If Oxford University doubts the offence it has caused with its accommodation blocks on the edge of Port Meadow it should glance at the names of eminent Oxford figures flocking to the ranks of the highly organised campaign to have the buildings reduced in height.

When The Oxford Times broke the story back in September, the former Oxford University ancient history professor Sir Fergus Millar described the university’s actions as “scandalous”.
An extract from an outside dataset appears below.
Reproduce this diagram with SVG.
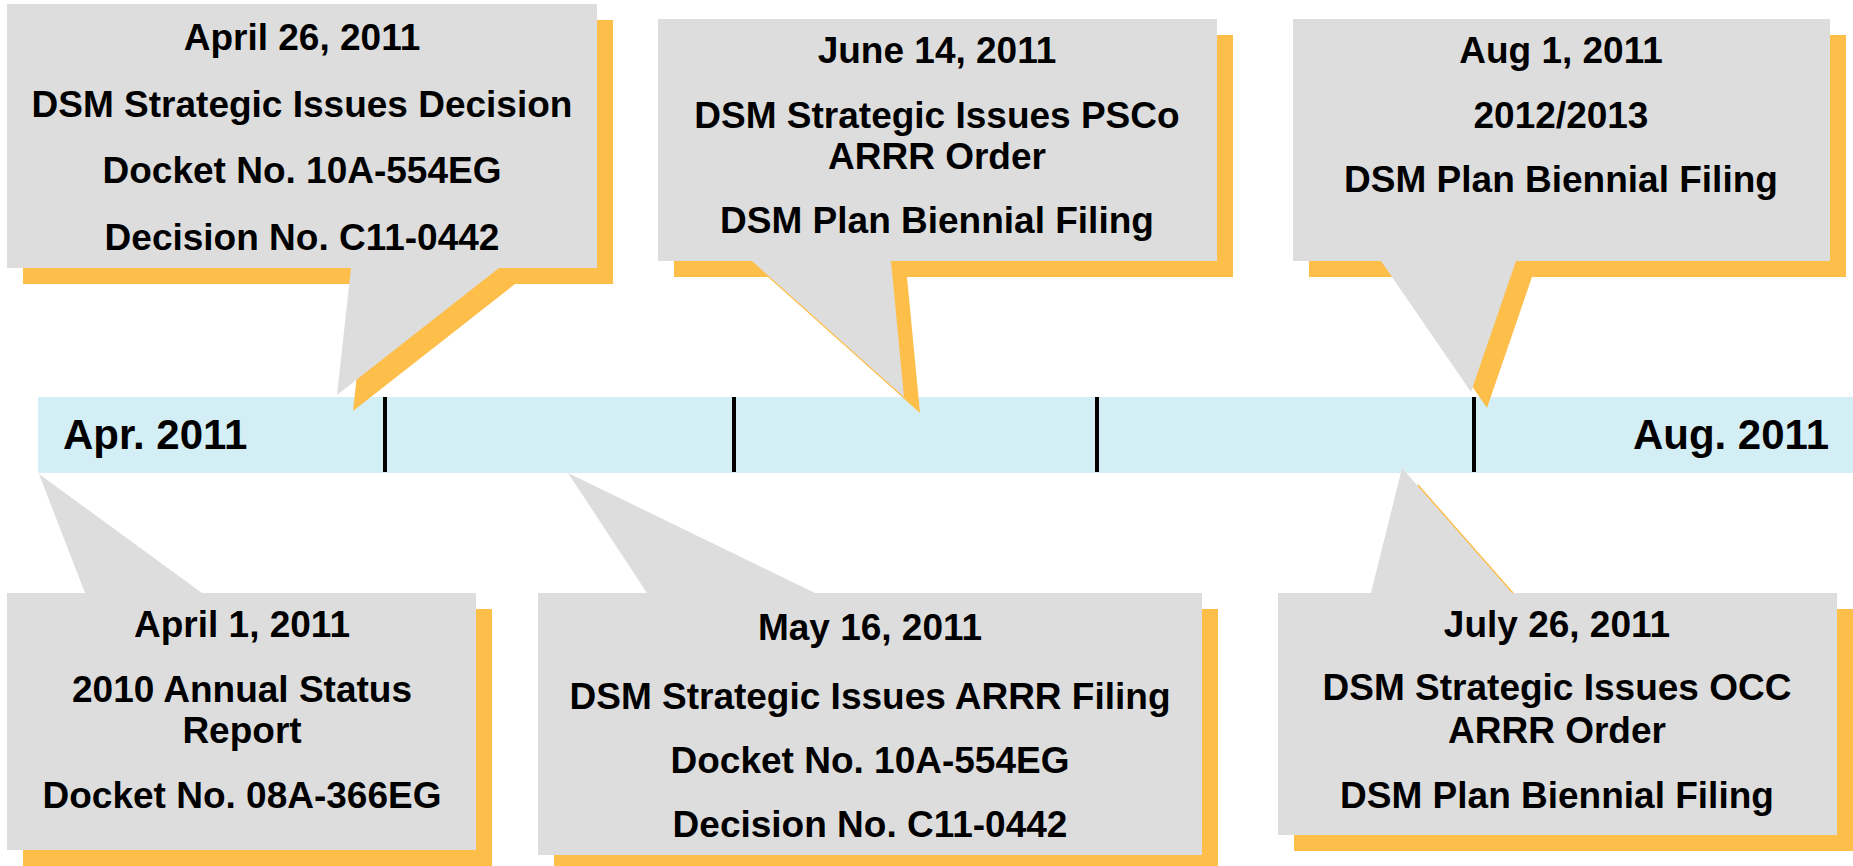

Now Ann Spokes Symonds, a former Lord Mayor steeped in planning and Oxford history over decades, tells us: “Lovers of Port Meadow and their descendants will suffer for the rest of their lives”. How the university must now wish it had listened to those, many of whom had the university’s best interests at heart, back in the autumn instead of raising the blocks ever higher. Claims from the university and the city council that there had been wide consultation sounded increasingly hollow as the Oxford Civic Society and councillors themselves berated themselves for taking their eye off the ball. There will be more agonizing next week as the city council’s west area committee reviews its options with the roof now on. It all adds to the feeling that the university has got away with it, or that the university itself failed to recognise the visual impact of its scheme from the meadow. Many guessed the issue would come down to promises about trees and screening. But not a bit of it, with campaigners pressing ever harder for two storeys to be removed – and their potential to embarrass the university should not be under-estimated. Prince Charles’s visit to Oxford will prove the perfect opportunity to get the issue over to the wider world and almost certainly the Prince himself, whose view about the student blocks can easily be guessed at – and just imagine the impact if the Prince, no stranger to Oxford, were to join the debate.

The cost of removing those two storeys must be appearing slighter by the day.